Die mentale Verfassung der Menschen in den vom Kohlebergbau betroffenen Dörfern war erschütternd; sie waren verzweifelt und gelähmt vom Gefühl der Ohnmacht aufgrund des in vielen Fällen rücksichtslosen Verhaltens der Bergbaukonzerne. Sie litten unter den Folgen des Kohleabbaus: Staub, Lärm, Wasserknappheit und den daraus resultierenden Ernteeinbußen sowie dem drohenden Verlust ihres Lebensraumes. Noch dazu war den Menschen überall das Zusammengehörigkeitsgefühl abhanden gekommen. Die Konzerne hatten die Dorfgemeinschaften erfolgreich geschwächt oder zerstört. Organisierter Widerstand war aus dieser Verfassung heraus nicht möglich, jede Familie kämpfte angesichts der existenziellen Bedrohung um das eigene Überleben. Auf Unterstützung seitens staatlicher Institutionen konnten die Menschen nicht hoffen. Im Gegenteil: Der Präsident Kolumbiens, Juan Manuel Santos, bezeichnete die Bergbauindustrie als Lokomotive für die Entwicklung Kolumbiens. Sondereinheiten der kolumbianischen Armee wurden in den Abbaugebieten stationiert, um den reibungslosen Betrieb der Kohleminen zu gewährleisten.
Tamaquito befand sich in der gleichen Bedrohungslage wie die übrigen Dörfer. Hier war die Stimmung jedoch völlig anders. Es gab keine Anzeichen von Resignation. Die Gemeinschaft wirkte stark, selbstbewusst, und wurde von einem jungen Mann angeführt, der eine unaufdringliche Autorität und Souveränität ausstrahlte. Wodurch gelang es den Menschen hier, die Integrität ihrer Gemeinschaft zu bewahren und mit den Vertretern des Bergbaukonzerns offenbar auf Augenhöhe zu verhandeln? Ich hatte eine kleine Recherchekamera dabei, die ich in Tamaquito mit dem Bewusstsein einsetzte: Das ist der Ort, an dem der Film entstehen soll. Am Ende des nur etwa drei Stunden währenden Besuchs der Reisegruppe fragte ich Jairo Fuentes, den jungen Anführer, ob er sich vorstellen könnte, dass wir den Umsiedlungsprozess von Tamaquito filmisch begleiten. Das müsse die Vollversammlung der Gemeinschaft entscheiden, war seine Antwort. Er sagte auch: „Ich sehe aber kein Problem darin.
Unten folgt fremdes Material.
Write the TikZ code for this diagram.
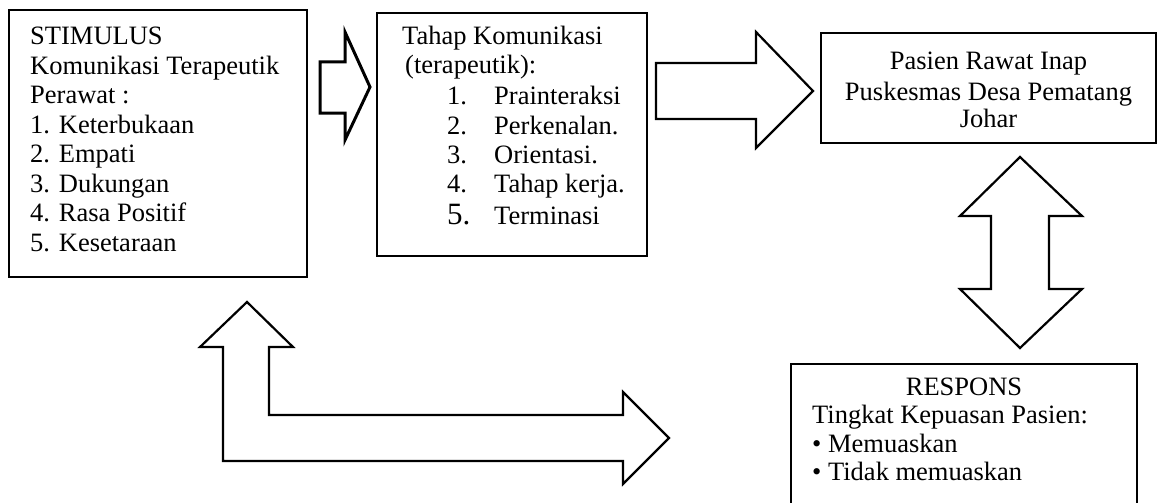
\documentclass[tikz,border=0pt]{standalone}
\usepackage{fontspec}
\setmainfont{Liberation Serif}
\begin{document}
\begin{tikzpicture}[x=1pt,y=-1pt,
  txt/.style={anchor=base west, inner sep=0pt, font=\fontsize{26.5}{29}\selectfont},
  ctxt/.style={anchor=base, inner sep=0pt, font=\fontsize{26.5}{29}\selectfont},
  boxline/.style={line width=1.3pt, line join=miter},
  blockarrow/.style={line width=2.2pt, line join=miter}]
\useasboundingbox (0,0) rectangle (1157,503);
\fill[white] (0,0) rectangle (1157,503);

% boxes
\draw[boxline] (9,10) rectangle (307,277);
\draw[boxline] (377,13) rectangle (647,256);
\draw[boxline] (821,33) rectangle (1156,143);
\draw[boxline] (791,510) -- (791,364) -- (1137,364) -- (1137,510);

% block arrows
\draw[blockarrow, line width=3pt] (320,62) -- (345,62) -- (345,32) -- (370,87) -- (345,140) -- (345,113) -- (320,113) -- cycle;
\draw[blockarrow] (656,63) -- (756,63) -- (756,32) -- (813,91) -- (756,148) -- (756,119) -- (656,119) -- cycle;
\draw[blockarrow] (1020,157) -- (1082,216) -- (1049,216) -- (1049,289) -- (1082,289) -- (1020,348) -- (960,289) -- (991,289) -- (991,216) -- (960,216) -- cycle;
\draw[blockarrow] (247,302) -- (293,347) -- (269,347) -- (269,415) -- (623,415) -- (623,392) -- (669,438) -- (623,484) -- (623,461) -- (223,461) -- (223,347) -- (200,347) -- cycle;

% box 1 text
\node[txt] (s1) at (30,45) {STIMULUS};
\node[txt] (s2) at (30,74.4) {Komunikasi Terapeutik};
\node[txt] (s3) at (30,103.9) {Perawat :};
\node[txt] (s4) at (30,133.3) {1. Keterbukaan};
\node[txt] (s5) at (30,162.7) {2. Empati};
\node[txt] (s6) at (30,192.1) {3. Dukungan};
\node[txt] (s7) at (30,221.6) {4. Rasa Positif};
\node[txt] (s8) at (30,251) {5. Kesetaraan};

% box 2 text
\node[txt] (t1) at (402,45) {Tahap Komunikasi};
\node[txt] (t2) at (405,74) {(terapeutik):};
\node[txt] (n1) at (447,104) {1.};
\node[txt] (i1) at (494,104) {Prainteraksi};
\node[txt] (n2) at (447,134) {2.};
\node[txt] (i2) at (494,134) {Perkenalan.};
\node[txt] (n3) at (447,163) {3.};
\node[txt] (i3) at (494,163) {Orientasi.};
\node[txt] (n4) at (447,192) {4.};
\node[txt] (i4) at (494,192) {Tahap kerja.};
\node[txt, font=\fontsize{31}{34}\selectfont] (n5) at (447,224) {5.};
\node[txt] (i5) at (494,224) {Terminasi};

% box 3 text
\node[ctxt] (p1) at (988.5,70) {Pasien Rawat Inap};
\node[ctxt] (p2) at (988.5,100) {Puskesmas Desa Pematang};
\node[ctxt] (p3) at (988.5,128) {Johar};

% box 4 text
\node[ctxt] (r1) at (964,395) {RESPONS};
\node[txt] (r2) at (812,423) {Tingkat Kepuasan Pasien:};
\node[txt] (r3) at (812,452) {• Memuaskan};
\node[txt] (r4) at (812,480) {• Tidak memuaskan};
\end{tikzpicture}
\end{document}
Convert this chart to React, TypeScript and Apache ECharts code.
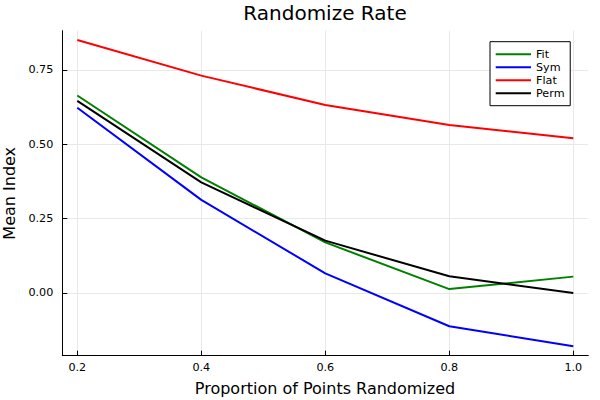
import React, { useEffect, useRef } from "react";
import * as echarts from "echarts";

const xValues = [0.2, 0.4, 0.6, 0.8, 1.0];
const fitValues = [0.664, 0.389, 0.17, 0.013, 0.055];
const symValues = [0.623, 0.313, 0.066, -0.112, -0.179];
const flatValues = [0.851, 0.731, 0.632, 0.565, 0.52];
const permValues = [0.646, 0.372, 0.176, 0.056, 0.0];
const xTicks = [0.2, 0.4, 0.6, 0.8, 1.0];
const yTicks = [0, 0.25, 0.5, 0.75];

const FONT = "DejaVu Sans";

export default function App() {
  const ref = useRef<HTMLDivElement>(null);
  useEffect(() => {
    document.body.style.margin = "0";
    const chart = echarts.init(ref.current!, null, { renderer: "svg" });
    const mk = (name: string, vals: number[], color: string) => ({
      name,
      type: "line",
      data: xValues.map((x, i) => [x, vals[i]]),
      symbol: "none",
      showSymbol: false,
      lineStyle: { color, width: 2 },
      itemStyle: { color },
      z: 3,
    });
    chart.setOption({
      animation: false,
      backgroundColor: "#ffffff",
      textStyle: { fontFamily: FONT },
      grid: { left: 62.3, right: 11.7, top: 30.7, bottom: 44.3, containLabel: false },
      xAxis: {
        type: "value",
        min: 0.1758,
        max: 1.0242,
        axisLine: { show: true, onZero: false, lineStyle: { color: "#000", width: 1 } },
        axisTick: { show: true, inside: true, length: 5, customValues: xTicks, lineStyle: { color: "#000" } },
        axisLabel: {
          customValues: xTicks,
          formatter: (v: number) => v.toFixed(1),
          fontSize: 11.2,
          color: "#000",
          fontFamily: FONT,
          margin: 6,
        },
        splitLine: { show: true, lineStyle: { color: "#e8e8e8", width: 1 } },
      },
      yAxis: {
        type: "value",
        min: -0.2109,
        max: 0.882,
        axisLine: { show: true, onZero: false, lineStyle: { color: "#000", width: 1 } },
        axisTick: { show: true, inside: true, length: 5, customValues: yTicks, lineStyle: { color: "#000" } },
        axisLabel: {
          customValues: yTicks,
          formatter: (v: number) => v.toFixed(2),
          fontSize: 11.2,
          color: "#000",
          fontFamily: FONT,
          margin: 9,
        },
        splitLine: { show: true, lineStyle: { color: "#e8e8e8", width: 1 } },
      },
      legend: {
        orient: "vertical",
        left: 490,
        top: 41.7,
        padding: [6, 5.7, 6, 5.7],
        itemGap: 0,
        itemWidth: 35.3,
        itemHeight: 2,
        icon: "rect",
        borderColor: "#000",
        borderWidth: 1,
        borderRadius: 0,
        backgroundColor: "#fff",
        textStyle: { fontSize: 11.2, lineHeight: 13, color: "#000", fontFamily: FONT, padding: 0 },
        data: ["Fit", "Sym", "Flat", "Perm"],
      },
      graphic: [
        {
          type: "text",
          x: 325,
          y: 12.5,
          style: { text: "Randomize Rate", fontSize: 20, fontFamily: FONT, fill: "#000", align: "center", verticalAlign: "middle" },
        },
        {
          type: "text",
          x: 325,
          y: 388.5,
          style: { text: "Proportion of Points Randomized", fontSize: 16, fontFamily: FONT, fill: "#000", align: "center", verticalAlign: "middle" },
        },
        {
          type: "text",
          x: 9.3,
          y: 193.3,
          rotation: Math.PI / 2,
          style: { text: "Mean Index", fontSize: 16, fontFamily: FONT, fill: "#000", align: "center", verticalAlign: "middle" },
        },
      ],
      series: [
        mk("Fit", fitValues, "#008000"),
        mk("Sym", symValues, "#0000ff"),
        mk("Flat", flatValues, "#ff0000"),
        mk("Perm", permValues, "#000000"),
      ],
    });
    return () => chart.dispose();
  }, []);
  return <div ref={ref} style={{ width: 600, height: 400 }} />;
}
Wir beide kämpfen den gleichen Kampf.“ Mit diesen Worten verabschiedeten wir uns im September 2011.
Die Vollversammlung von Tamaquito gab ihre Zustimmung. Es dauerte mehr als ein Jahr, bis der Film inhaltlich entwickelt und weitgehend finanziert war. Im Januar 2013 konnten die Dreharbeiten in Tamaquito schließlich beginnen.